When The Life of Henry the Fift (sic) was first performed c. 1599, the warrior king’s heroic deeds at Agincourt and beyond (1415-1420) were well-established and the defeat of the Spanish Armada (1588) still fresh in the collective memory. Even the war in Ireland (1593-1603) was still going in England’s favour: Elizabethans were feeling increasingly prosperous under their long-ruling Virgin Queen, and Shakespeare’s history plays capture the buoyant optimism of the era.
Nowhere has this spirit of optimism been given more lasting expression than in young Harry’s triumphs - drawn up before our eyes not with the help of actual horses printing their proud hooves i'th'receiving earth, but through the words spoken by the Chorus, and the images we must form in our minds. This, too, sets the play apart from other contemporary efforts whose values may have been the same but whose methods were steeped in ancient tradition. With Henry V, it is the black-cloaked Chorus we must trust to paint in vivid colours the perillous narrow Ocean or the vasty fields of France.
Shakespeare certainly did not invent the institution of the Chorus; as a dramatic device it is as old as the theatre itself. Nor did he come up with the idea of a framing monologue. Their combination, however, creates a powerful new entity: as the narrator of off-stage events, the Chorus ensures that the unity of action is preserved and the goodwill of the audience is sought, both in accordance with the “rules.” But his profuse apologies for the alleged inadequacies of the production have reminded some critics of the play’s “essential simplicity,” which has led others to comment sarcastically on the “simplicity” of the Bristol production; while a third cluster noted vaguely the way in which Shakespeare here “forestalled modern dramatic methods.”
Since the critic does not elaborate on those modern methods, ironically, he illustrates the very point he is making: the growing self-awareness of the modern age brought with it an increasing abstraction in all forms of artistic expression. There were exceptions, of course, even at the height of the modern period: in 1953, none other than the Bristol director pondered the question and came to the pragmatic conclusion that Shakespeare felt the need to apologize for the perceived shortcomings of his presentation because the plague had decimated the cast - surely his imaginary forces could not have failed him more spectacularly: it is not merely the goodwill of the audience, but the quintessential Romantic call for the willing suspension of disbelief that the Chorus formulates - two centuries before Samuel Taylor Coleridge’s now familiar coinage.

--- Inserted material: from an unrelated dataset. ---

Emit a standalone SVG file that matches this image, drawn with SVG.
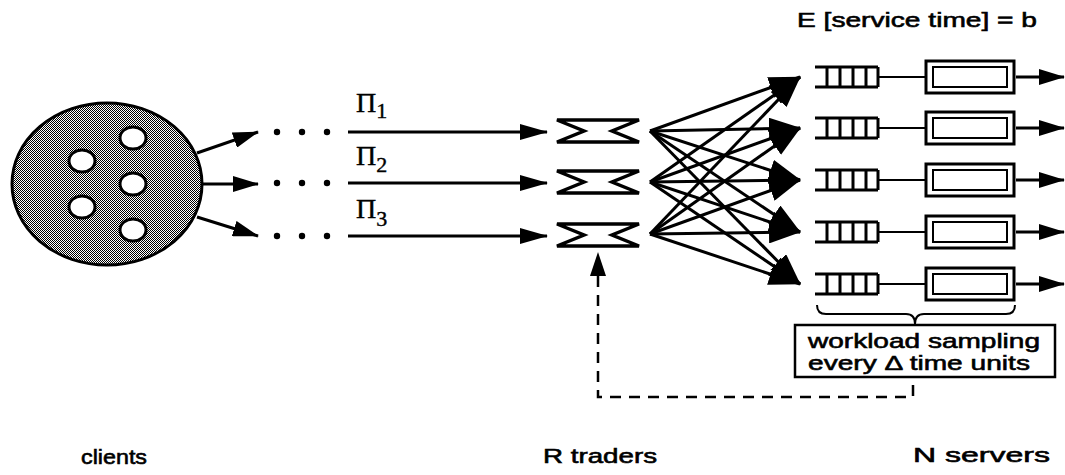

Perhaps we ought to be surprised that the Chorus never tells us how to feel about the imaginary scenes he evokes. And perhaps no such appeal is needed because the effect of the imagination on our emotions is very much in evidence to this day - as it was in 1953: the success or failure of any production of Henry V must needs be measured by the ability of the Chorus to impress the first night critics, a coterie of hardened professionals who generally pride themselves on their emotional detachment. In the case of the Bristol production, emotional detachment is not what emerges from a study of the wildly, violently diverging views on the merits (or otherwise) of individual players, and of the entire project.
Underwhelmed by John Neville’s low-key Henry, the Bristol commentators were not even tempted to sing his praises and seized instead on what was by the sheer force of its intensity the more compelling display of the two when it opened on 2 June 1953: from the mildly appreciative “Patrick McGoohan sets the attacking mood of the production with a vivid Chorus” and friendly nods to the other parts played by the same actor in “the company’s versatility is shown by such performances as […] Patrick McGoohan’s humorously conceived Chorus, stately French herald and knock-about MacMorris,” and a full essay extolling the virtues of the Chorus without a single reference to the performer who brought him to life in the Zurich press, where the company appeared for two nights.
By the time the play arrived in London on 30 June 1953, the mood had shifted, though the focus remained very much on the efforts of the Chorus: “It is upon our imagination that we must work, though the Chorus of Patrick McGoohan, who exhorts us to do this, is unleashed upon us with an astonishing savagery. Instead of gently coaxing these imaginary forces, Mr McGoohan would bludgeon us into submission as he bludgeons the rich, sinewy verse at his disposal,” followed by the anything-but-graceful coup de grâce: “a Henry V which cannot initially put into the field a Chorus rather better than the well-intending young actor who plays it here is a Henry V severely handicapped.”
As a play of war and victory, of a confident nation in its ascendancy, Henry V has served to embellish many a festive state occasion, despite the softly-foreboding whispers of impending decline by the all-knowing Chorus at the end of the play. The Bristol premiere was scheduled to coincide with the coronation of Elizabeth II and, like the all-knowing Chorus, we can pronounce that, much to the credit of the well-meaning young actor, his fiery mused proved to be no handicap. Shakespeare survived the vicious assault by the Bristol bunch of “ruffians.” Elizabeth II still reigns supreme.